Before the internet, this kind of lack of social interaction would have been very different. For those actually witnessing the desperately sick being trolleyed into already crowded wards it must be a day to day ordeal. For those trying to cope with children stuck at home in a flat without a garden the whole thing must be very different. And for the vulnerable, where the infection would be fatal, it must be terrifying.  But for us it is pretty much what we would have been doing anyway at this time of year, minus the shifts at Paycockes House, and more frequent visits to the Coop.  At least for now..

A little jacket, knitted with my left hand.





Tuesday, March 24, 2020

Spring Flowers...







Having a garden is proving to be a real boon as we go into lock-down.  Out there, the birds are singing as usual and the flowers are blazing away, much as they do any year.  These are annuals bought just before the big shut-down, but the flowers which delight and surprise are those which we did not plant, but which come up each year.


One year I did plant some yellow tulip bulbs.  Now these appear, often where least expected.


Primroses tend to seed themselves marching out across the lawn.


And lovely blue grape hyacinths which have been here all the thirty years that we have lived here.

In the sunshine, pink-tipped buds on the viburnum, attracting insects even in March.






Saturday, March 21, 2020

What a palaver...

In my last post, a badly bruised wrist.  After a full two weeks, my wrist was still too weak to lift a dinner plate of food, so I took it along to the surgery to have the nurse check it out. She passed me on to the doctor, who explained to me about the scaphoid bone, the size of a cashew nut, at the base of the thumb, which was often a casualty in this kind of fall.  It has a very poor blood supply, apparently.  I needed an x-ray to check this out.
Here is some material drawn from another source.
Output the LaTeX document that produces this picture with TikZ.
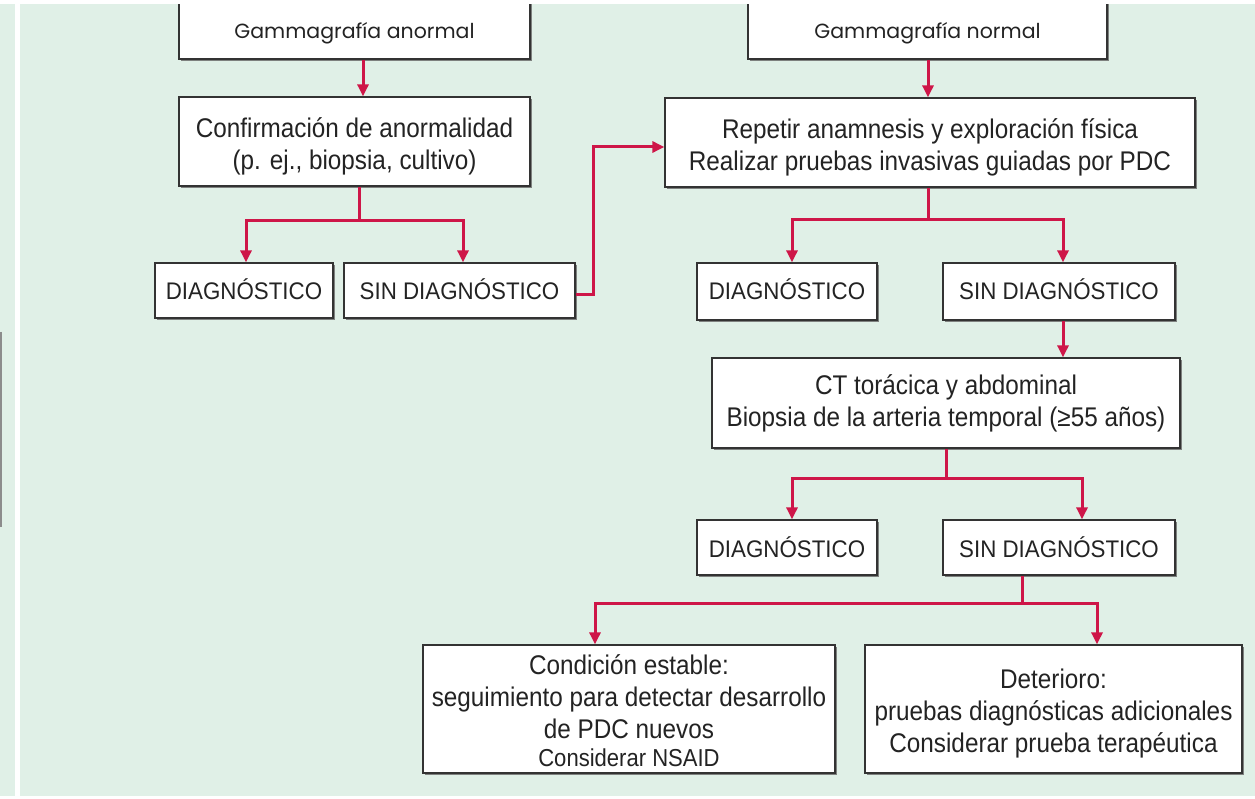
\documentclass[tikz,border=0pt]{standalone}
\usepackage{fontspec}
\setmainfont{Liberation Sans}
\newfontfamily\narrow[FakeStretch=0.9]{Liberation Sans}
\newfontfamily\narrowc[FakeStretch=0.93]{Liberation Sans}
\newfontfamily\geo{Poppins}
\usetikzlibrary{arrows.meta,shadows,calc}
\definecolor{bgg}{RGB}{224,240,231}
\definecolor{crim}{RGB}{206,22,72}
\definecolor{txt}{RGB}{35,35,35}
\newcommand\dnshift[2]{\raisebox{-#1}[\height][\depth]{\begin{tabular}{@{}c@{}}#2\end{tabular}}}
\tikzset{
  box/.style={draw=black!80, line width=1.3pt, fill=white, inner sep=0pt, align=center, text=txt,
    drop shadow={shadow xshift=2pt, shadow yshift=-2.2pt, fill=black!60, opacity=0.8}},
  lc/.style={font=\narrow\fontsize{27}{32}\selectfont},
  cp/.style={font=\narrowc\fontsize{24}{28}\selectfont},
  gf/.style={font=\geo\fontsize{20.5}{24}\selectfont},
  wire/.style={draw=crim, line width=3pt},
  conn/.style={wire, -{Triangle[length=12pt,width=11pt]}},
}
\begin{document}
\begin{tikzpicture}[x=1pt,y=-1pt]
\useasboundingbox (0,0) rectangle (1255,799);
\clip (0,0) rectangle (1255,799);
% background
\fill[bgg] (0,0) rectangle (1255,799);
\fill[white] (15,0) rectangle (20,799);
\draw[black!45, line width=1.5pt] (1,332) -- (1,527);

% nodes
\node[box, gf, minimum width=351pt, minimum height=57pt] (g1) at (354.5,30.5) {\dnshift{3pt}{Gammagrafía anormal}};
\node[box, lc, minimum width=351pt, minimum height=89pt] (conf) at (354.5,141.5) {\dnshift{6pt}{Confirmación de anormalidad\\(p. ej., biopsia, cultivo)}};
\node[box, cp, minimum width=178pt, minimum height=55pt] (d1) at (244,290.5) {\dnshift{3pt}{DIAGNÓSTICO}};
\node[box, cp, minimum width=231pt, minimum height=55pt] (s1) at (459.5,290.5) {\dnshift{3pt}{SIN DIAGNÓSTICO}};

\node[box, gf, minimum width=359pt, minimum height=57pt] (g2) at (927.5,30.5) {\dnshift{3pt}{Gammagrafía normal}};
\node[box, lc, minimum width=530pt, minimum height=89pt] (rep) at (930,142.5) {\dnshift{6pt}{Repetir anamnesis y exploración física\\Realizar pruebas invasivas guiadas por PDC}};
\node[box, cp, minimum width=180pt, minimum height=57pt] (d2) at (787,291.5) {\dnshift{2pt}{DIAGNÓSTICO}};
\node[box, cp, minimum width=232pt, minimum height=57pt] (s2) at (1059,291.5) {\dnshift{2pt}{SIN DIAGNÓSTICO}};
\node[box, lc, minimum width=468pt, minimum height=90pt] (ct) at (946,403) {\dnshift{1pt}{CT torácica y abdominal\\Biopsia de la arteria temporal (≥55 años)}};
\node[box, cp, minimum width=180pt, minimum height=55pt] (d3) at (787,547.5) {DIAGNÓSTICO};
\node[box, cp, minimum width=232pt, minimum height=55pt] (s3) at (1059,547.5) {SIN DIAGNÓSTICO};
\node[box, lc, minimum width=412pt, minimum height=128pt] (cond) at (629,709) {\dnshift{5pt}{Condición estable:\\seguimiento para detectar desarrollo\\de PDC nuevos\\[-4pt]{\fontsize{24.5}{28}\selectfont Considerar NSAID}}};
\node[box, lc, minimum width=377pt, minimum height=128pt] (det) at (1053.5,709) {\dnshift{5pt}{Deterioro:\\pruebas diagnósticas adicionales\\Considerar prueba terapéutica}};

% white bands (hide the top border of the first boxes)
\fill[white] (0,0) rectangle (1255,4.5);
\fill[white] (0,795.5) rectangle (1255,799);

% connectors
\draw[conn] (g1.south -| 363,0) -- (conf.north -| 363,0);
\coordinate (j1) at (359,221);
\draw[wire] (conf.south -| j1) -- (j1);
\draw[conn] (j1) -| (d1.north -| 246,0);
\draw[conn] (j1) -| (s1.north -| 463,0);
\draw[conn] (s1.east |- 0,295) -| (593,147) -- (rep.west |- 0,147);

\draw[conn] (g2.south -| 928,0) -- (rep.north -| 928,0);
\coordinate (j2) at (928,220);
\draw[wire] (rep.south -| j2) -- (j2);
\draw[conn] (j2) -| (d2.north -| 792,0);
\draw[conn] (j2) -| (s2.north -| 1063,0);
\draw[conn] (s2.south -| 1063,0) -- (ct.north -| 1063,0);
\coordinate (j3) at (946,478);
\draw[wire] (ct.south -| j3) -- (j3);
\draw[conn] (j3) -| (d3.north -| 792,0);
\draw[conn] (j3) -| (s3.north -| 1082,0);
\coordinate (j4) at (1022,603);
\draw[wire] (s3.south -| j4) -- (j4);
\draw[conn] (j4) -| (cond.north -| 595,0);
\draw[conn] (j4) -| (det.north -| 1097,0);
\end{tikzpicture}
\end{document}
We went to the local community hospital where I had my first ever X-ray.  Very efficient.  Results would be sent to my GP urgently.  Uh, oh, I thought.

The GP rang the next morning to confirm that, although the scaphoid had escaped, there was a compression fracture of the radius.  I would need an appointment with the local Fracture clinic.  Two days later, another call: I was to go to A&E instead, as it was a 3-4 week wait for the fracture clinic.  I was wearing a light splint bought from the chemists.

At A&E, the triage nurse did suggest that after three weeks it was probably healing itself, but we went through the standard procedure of applying a large plaster cast to my lower arm, down to my knuckles.  The triage nurse began by knocking over the bucket of hot water on a wheeled stand, flooding the room..  She needed to be there as the nurse applying the plaster had not done one for five years and needed close instruction.  It was fine, but rather cumbersome.  I feared that things might get worse still once the specialist had seen it.

A&E had lived up to expectations in that, while I was waiting, a large individual had been brought in handcuffed to a somewhat smaller policeman, and with another guarding.  And this was only 10am.

I was given an appointment with the Fracture Clinic for the following Monday. Here, the orthopaedic specialist took a pair of scissors to the giant cast and sent for a light splint, on the grounds that it was probably healing already. I trotted out of that hospital feeling as if Spring had come all at once: no operation to re-set the break, no heavy cast for six weeks, just a splint, not dissimilar to the one the chemist had sold me.

And this is what left-handed knitting looks like.  It turns out that it is still possible to knit with a wrist fracture, and even with a huge plaster cast.


This is a miniature blanket for the local premature baby unit.